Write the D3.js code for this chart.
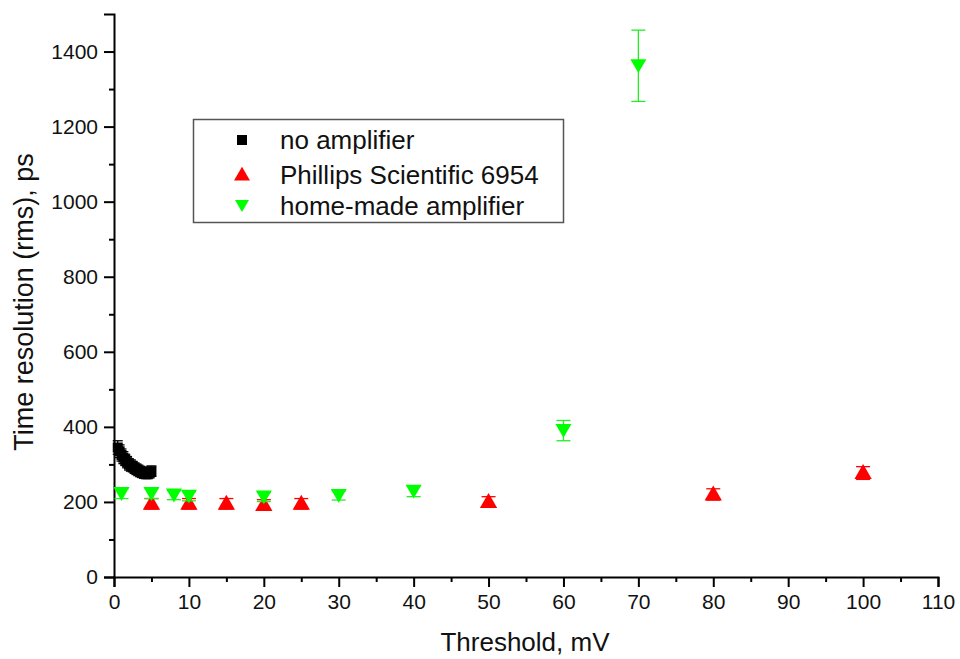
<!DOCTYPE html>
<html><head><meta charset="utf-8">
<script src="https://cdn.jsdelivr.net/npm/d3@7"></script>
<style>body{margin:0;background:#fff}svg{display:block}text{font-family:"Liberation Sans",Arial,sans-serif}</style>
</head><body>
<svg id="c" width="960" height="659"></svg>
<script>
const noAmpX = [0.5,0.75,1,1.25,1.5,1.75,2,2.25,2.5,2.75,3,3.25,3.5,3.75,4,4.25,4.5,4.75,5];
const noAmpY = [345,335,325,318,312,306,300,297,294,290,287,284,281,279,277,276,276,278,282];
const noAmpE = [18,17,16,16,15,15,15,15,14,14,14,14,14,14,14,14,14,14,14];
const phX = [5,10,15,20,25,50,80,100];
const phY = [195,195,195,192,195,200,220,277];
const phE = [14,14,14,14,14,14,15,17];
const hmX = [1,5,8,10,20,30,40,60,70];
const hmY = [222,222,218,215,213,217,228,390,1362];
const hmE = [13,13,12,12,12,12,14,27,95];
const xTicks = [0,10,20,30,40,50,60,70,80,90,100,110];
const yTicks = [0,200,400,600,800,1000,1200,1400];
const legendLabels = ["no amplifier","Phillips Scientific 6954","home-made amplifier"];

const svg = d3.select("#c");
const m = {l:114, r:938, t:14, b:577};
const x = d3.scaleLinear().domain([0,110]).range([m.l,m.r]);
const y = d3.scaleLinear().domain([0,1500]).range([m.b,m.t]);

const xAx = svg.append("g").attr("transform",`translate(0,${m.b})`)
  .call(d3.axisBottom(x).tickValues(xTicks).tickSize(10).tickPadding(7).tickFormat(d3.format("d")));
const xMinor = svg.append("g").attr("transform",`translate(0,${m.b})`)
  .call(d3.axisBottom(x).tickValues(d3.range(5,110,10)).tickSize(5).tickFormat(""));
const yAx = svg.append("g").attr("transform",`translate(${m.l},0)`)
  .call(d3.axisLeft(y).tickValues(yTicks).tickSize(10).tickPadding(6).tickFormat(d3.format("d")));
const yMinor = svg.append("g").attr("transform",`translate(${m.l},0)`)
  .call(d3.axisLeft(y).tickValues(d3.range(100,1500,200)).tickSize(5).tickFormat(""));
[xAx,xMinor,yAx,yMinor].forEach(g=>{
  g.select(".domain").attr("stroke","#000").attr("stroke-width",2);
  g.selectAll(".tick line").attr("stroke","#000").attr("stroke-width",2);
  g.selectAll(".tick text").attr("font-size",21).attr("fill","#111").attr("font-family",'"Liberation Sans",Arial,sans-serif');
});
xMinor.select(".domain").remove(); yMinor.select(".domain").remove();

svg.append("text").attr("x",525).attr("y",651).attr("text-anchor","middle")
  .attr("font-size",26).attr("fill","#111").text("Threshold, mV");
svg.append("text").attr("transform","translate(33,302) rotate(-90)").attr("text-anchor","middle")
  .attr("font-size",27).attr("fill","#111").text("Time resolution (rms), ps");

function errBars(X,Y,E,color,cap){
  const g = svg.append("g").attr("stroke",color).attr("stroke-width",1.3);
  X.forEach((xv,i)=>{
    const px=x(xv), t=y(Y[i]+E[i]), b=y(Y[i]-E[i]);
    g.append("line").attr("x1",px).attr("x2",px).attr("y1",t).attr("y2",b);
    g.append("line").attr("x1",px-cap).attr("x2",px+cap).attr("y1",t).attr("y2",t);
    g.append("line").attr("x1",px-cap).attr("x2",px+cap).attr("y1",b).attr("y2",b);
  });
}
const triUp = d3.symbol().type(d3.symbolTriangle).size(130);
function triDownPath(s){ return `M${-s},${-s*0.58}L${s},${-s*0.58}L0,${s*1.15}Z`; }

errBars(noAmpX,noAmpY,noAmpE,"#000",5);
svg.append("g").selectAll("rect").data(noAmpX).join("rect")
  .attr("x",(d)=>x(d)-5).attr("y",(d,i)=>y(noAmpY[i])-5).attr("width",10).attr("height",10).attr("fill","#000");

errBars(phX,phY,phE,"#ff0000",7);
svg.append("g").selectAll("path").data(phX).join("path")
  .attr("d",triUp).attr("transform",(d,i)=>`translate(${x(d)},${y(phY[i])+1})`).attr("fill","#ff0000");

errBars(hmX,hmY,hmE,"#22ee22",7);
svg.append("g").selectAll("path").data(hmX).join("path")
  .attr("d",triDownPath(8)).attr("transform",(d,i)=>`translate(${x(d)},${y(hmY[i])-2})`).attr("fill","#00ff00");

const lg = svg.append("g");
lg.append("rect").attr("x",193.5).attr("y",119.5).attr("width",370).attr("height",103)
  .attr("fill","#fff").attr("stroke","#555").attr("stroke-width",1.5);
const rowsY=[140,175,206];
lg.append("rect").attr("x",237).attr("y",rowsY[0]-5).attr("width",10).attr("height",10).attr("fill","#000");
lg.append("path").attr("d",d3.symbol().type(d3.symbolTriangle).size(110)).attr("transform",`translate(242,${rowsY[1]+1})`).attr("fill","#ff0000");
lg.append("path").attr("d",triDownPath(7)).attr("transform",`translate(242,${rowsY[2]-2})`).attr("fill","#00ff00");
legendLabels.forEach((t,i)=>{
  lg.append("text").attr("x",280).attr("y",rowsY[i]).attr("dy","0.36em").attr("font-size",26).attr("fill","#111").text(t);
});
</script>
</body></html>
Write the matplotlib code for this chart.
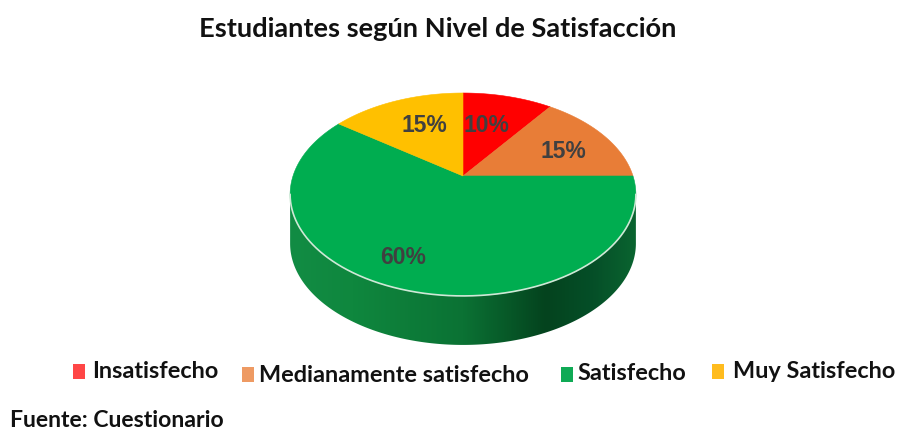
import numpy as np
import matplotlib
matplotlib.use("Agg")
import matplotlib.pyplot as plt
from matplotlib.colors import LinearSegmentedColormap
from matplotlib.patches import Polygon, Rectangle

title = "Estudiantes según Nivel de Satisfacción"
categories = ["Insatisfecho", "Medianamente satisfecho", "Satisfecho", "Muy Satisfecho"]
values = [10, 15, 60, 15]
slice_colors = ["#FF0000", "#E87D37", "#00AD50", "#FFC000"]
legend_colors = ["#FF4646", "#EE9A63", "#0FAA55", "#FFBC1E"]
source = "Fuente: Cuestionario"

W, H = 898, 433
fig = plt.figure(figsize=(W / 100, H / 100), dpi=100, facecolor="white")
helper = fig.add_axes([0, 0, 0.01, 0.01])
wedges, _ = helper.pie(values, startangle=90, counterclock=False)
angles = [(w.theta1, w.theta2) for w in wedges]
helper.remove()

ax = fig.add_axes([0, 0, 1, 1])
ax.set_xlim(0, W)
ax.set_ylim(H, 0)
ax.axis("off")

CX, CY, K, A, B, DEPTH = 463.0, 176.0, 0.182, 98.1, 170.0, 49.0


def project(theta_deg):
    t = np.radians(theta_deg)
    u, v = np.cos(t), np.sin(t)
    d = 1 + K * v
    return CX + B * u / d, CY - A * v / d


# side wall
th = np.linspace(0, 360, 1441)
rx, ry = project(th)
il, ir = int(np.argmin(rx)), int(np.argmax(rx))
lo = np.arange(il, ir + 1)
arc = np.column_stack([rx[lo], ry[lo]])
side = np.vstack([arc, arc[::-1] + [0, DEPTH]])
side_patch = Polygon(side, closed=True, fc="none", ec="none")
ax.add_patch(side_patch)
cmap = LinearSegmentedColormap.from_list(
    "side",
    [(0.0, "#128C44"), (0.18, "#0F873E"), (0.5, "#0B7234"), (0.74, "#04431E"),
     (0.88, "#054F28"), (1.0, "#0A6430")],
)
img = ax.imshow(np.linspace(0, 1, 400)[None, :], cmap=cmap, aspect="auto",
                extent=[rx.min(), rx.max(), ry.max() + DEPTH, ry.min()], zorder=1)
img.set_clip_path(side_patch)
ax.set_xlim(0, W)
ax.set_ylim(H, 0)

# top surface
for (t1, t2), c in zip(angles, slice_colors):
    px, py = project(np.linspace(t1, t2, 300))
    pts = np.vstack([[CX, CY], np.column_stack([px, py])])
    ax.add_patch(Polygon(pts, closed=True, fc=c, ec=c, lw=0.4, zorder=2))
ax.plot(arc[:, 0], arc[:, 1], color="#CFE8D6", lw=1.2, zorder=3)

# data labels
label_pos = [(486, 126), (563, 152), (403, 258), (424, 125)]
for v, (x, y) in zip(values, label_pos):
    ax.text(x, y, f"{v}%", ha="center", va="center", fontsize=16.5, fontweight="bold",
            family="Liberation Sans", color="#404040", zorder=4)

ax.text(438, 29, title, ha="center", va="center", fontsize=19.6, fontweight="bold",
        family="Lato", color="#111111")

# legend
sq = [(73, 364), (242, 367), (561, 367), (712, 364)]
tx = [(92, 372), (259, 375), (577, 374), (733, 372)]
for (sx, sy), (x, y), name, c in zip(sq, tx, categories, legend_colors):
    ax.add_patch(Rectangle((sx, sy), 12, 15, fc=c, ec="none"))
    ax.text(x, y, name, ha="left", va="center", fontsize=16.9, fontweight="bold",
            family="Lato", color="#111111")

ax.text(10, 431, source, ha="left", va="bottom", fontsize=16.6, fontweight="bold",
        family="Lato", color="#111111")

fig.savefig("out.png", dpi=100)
------
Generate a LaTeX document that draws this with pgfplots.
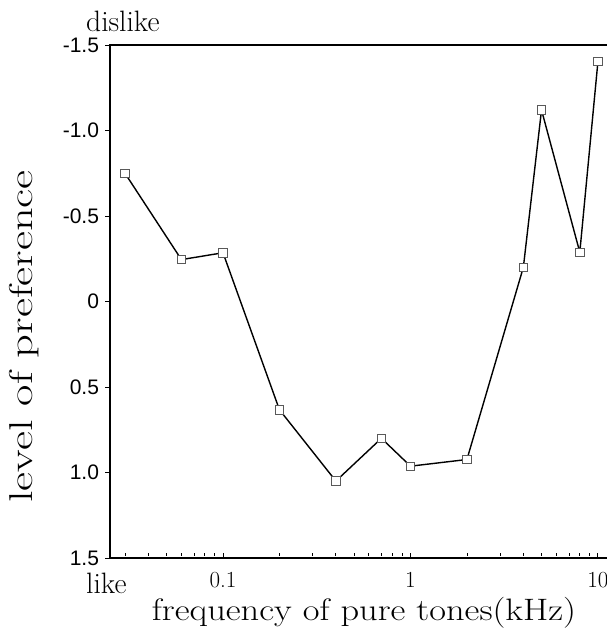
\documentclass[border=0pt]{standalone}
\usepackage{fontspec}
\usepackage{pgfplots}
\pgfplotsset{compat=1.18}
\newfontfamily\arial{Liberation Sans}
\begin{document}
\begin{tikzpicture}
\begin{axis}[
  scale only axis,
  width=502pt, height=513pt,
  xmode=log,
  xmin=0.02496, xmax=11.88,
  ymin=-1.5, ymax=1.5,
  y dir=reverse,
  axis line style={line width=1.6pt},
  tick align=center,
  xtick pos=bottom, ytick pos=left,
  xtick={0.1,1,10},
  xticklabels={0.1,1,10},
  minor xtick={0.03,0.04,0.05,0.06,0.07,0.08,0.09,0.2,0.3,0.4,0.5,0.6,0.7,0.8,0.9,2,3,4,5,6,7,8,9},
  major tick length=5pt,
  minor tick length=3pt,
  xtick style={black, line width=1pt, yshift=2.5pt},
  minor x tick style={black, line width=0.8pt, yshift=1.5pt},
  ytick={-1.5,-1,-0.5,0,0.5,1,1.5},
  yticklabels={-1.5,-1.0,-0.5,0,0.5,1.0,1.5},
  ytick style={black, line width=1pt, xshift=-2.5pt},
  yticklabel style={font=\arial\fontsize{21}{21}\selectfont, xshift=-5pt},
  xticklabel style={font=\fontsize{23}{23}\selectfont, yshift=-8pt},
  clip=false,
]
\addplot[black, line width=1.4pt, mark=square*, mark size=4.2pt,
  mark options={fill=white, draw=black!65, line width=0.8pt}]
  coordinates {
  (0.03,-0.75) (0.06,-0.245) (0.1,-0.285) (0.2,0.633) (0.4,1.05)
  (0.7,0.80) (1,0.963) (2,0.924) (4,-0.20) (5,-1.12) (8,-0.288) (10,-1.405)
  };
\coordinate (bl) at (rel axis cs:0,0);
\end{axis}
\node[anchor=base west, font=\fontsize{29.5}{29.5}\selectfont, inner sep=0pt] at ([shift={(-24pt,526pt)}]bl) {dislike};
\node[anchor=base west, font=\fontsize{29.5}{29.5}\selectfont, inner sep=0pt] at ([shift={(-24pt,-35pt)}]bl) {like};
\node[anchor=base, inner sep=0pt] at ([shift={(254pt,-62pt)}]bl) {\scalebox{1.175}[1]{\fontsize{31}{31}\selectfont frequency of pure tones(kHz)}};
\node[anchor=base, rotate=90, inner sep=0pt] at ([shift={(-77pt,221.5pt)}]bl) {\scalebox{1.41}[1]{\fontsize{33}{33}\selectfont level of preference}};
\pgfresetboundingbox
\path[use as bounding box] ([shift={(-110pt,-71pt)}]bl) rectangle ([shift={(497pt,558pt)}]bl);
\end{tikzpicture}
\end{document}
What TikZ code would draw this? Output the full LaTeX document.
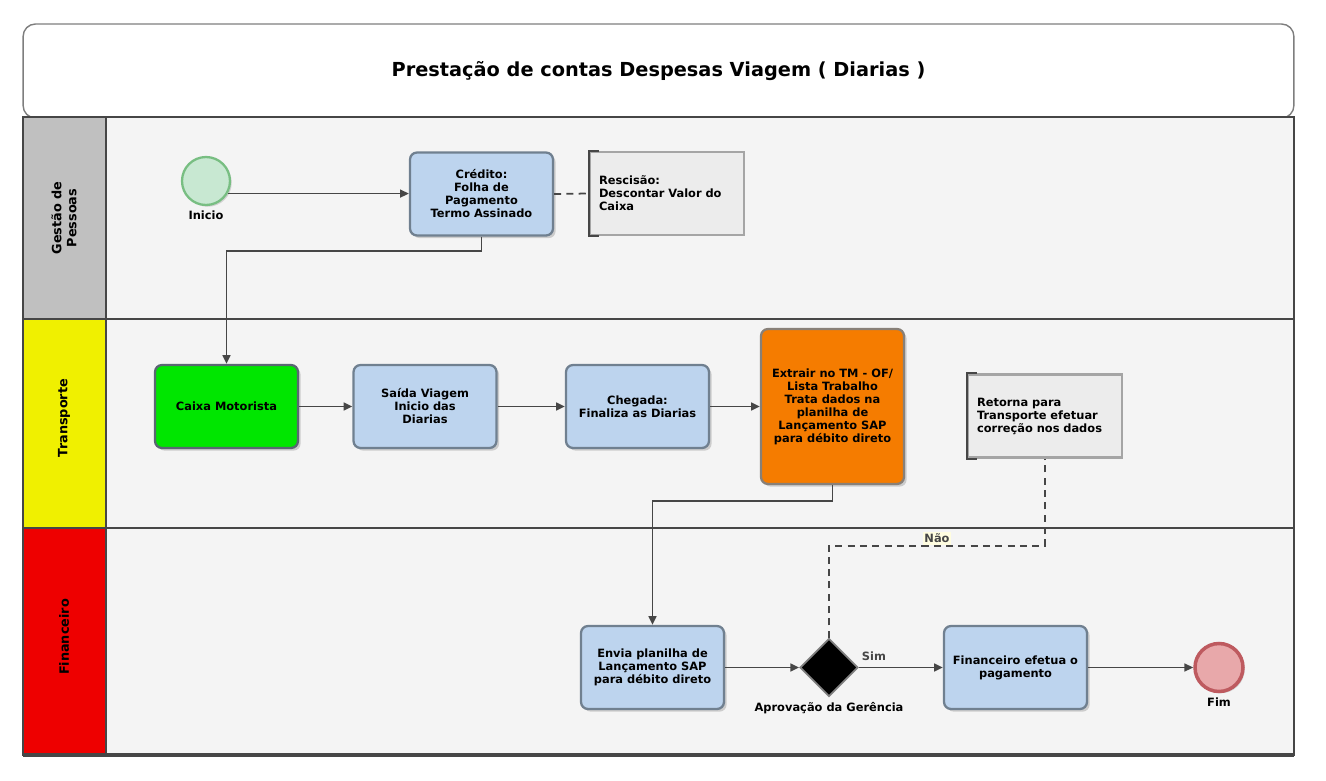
------
▶ What the exercise asks: Copy each line that holds the word "chart".

▶ The completed task:
Write the D3.js code for this chart.
Write the matplotlib code for this chart.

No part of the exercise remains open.